===== GIVEN MATERIAL =====
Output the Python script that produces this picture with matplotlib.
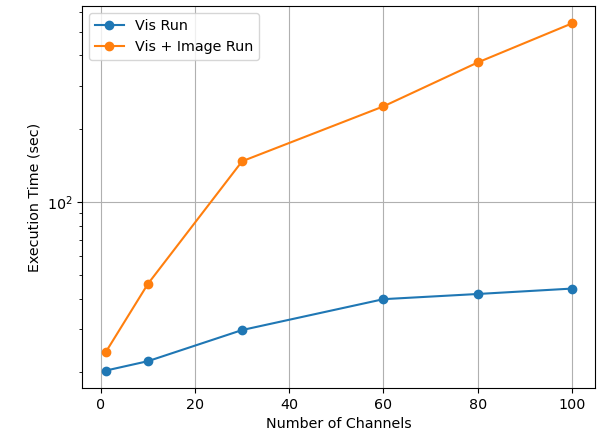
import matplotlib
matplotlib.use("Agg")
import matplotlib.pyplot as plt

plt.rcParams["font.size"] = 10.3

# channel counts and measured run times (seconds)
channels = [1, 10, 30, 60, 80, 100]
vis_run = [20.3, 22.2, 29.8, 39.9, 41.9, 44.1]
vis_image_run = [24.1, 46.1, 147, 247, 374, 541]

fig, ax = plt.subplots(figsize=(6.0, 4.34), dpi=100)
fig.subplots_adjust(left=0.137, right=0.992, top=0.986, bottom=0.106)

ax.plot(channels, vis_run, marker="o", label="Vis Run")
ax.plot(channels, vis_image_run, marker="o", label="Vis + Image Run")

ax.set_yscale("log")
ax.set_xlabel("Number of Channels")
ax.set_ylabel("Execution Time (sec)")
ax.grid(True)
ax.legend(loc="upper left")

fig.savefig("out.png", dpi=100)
=====
Go through the listing above and write it out again exactly, dropping the pictures.

Output the Python script that produces this picture with matplotlib.
import matplotlib
matplotlib.use("Agg")
import matplotlib.pyplot as plt

plt.rcParams["font.size"] = 10.3

# channel counts and measured run times (seconds)
channels = [1, 10, 30, 60, 80, 100]
vis_run = [20.3, 22.2, 29.8, 39.9, 41.9, 44.1]
vis_image_run = [24.1, 46.1, 147, 247, 374, 541]

fig, ax = plt.subplots(figsize=(6.0, 4.34), dpi=100)
fig.subplots_adjust(left=0.137, right=0.992, top=0.986, bottom=0.106)

ax.plot(channels, vis_run, marker="o", label="Vis Run")
ax.plot(channels, vis_image_run, marker="o", label="Vis + Image Run")

ax.set_yscale("log")
ax.set_xlabel("Number of Channels")
ax.set_ylabel("Execution Time (sec)")
ax.grid(True)
ax.legend(loc="upper left")

fig.savefig("out.png", dpi=100)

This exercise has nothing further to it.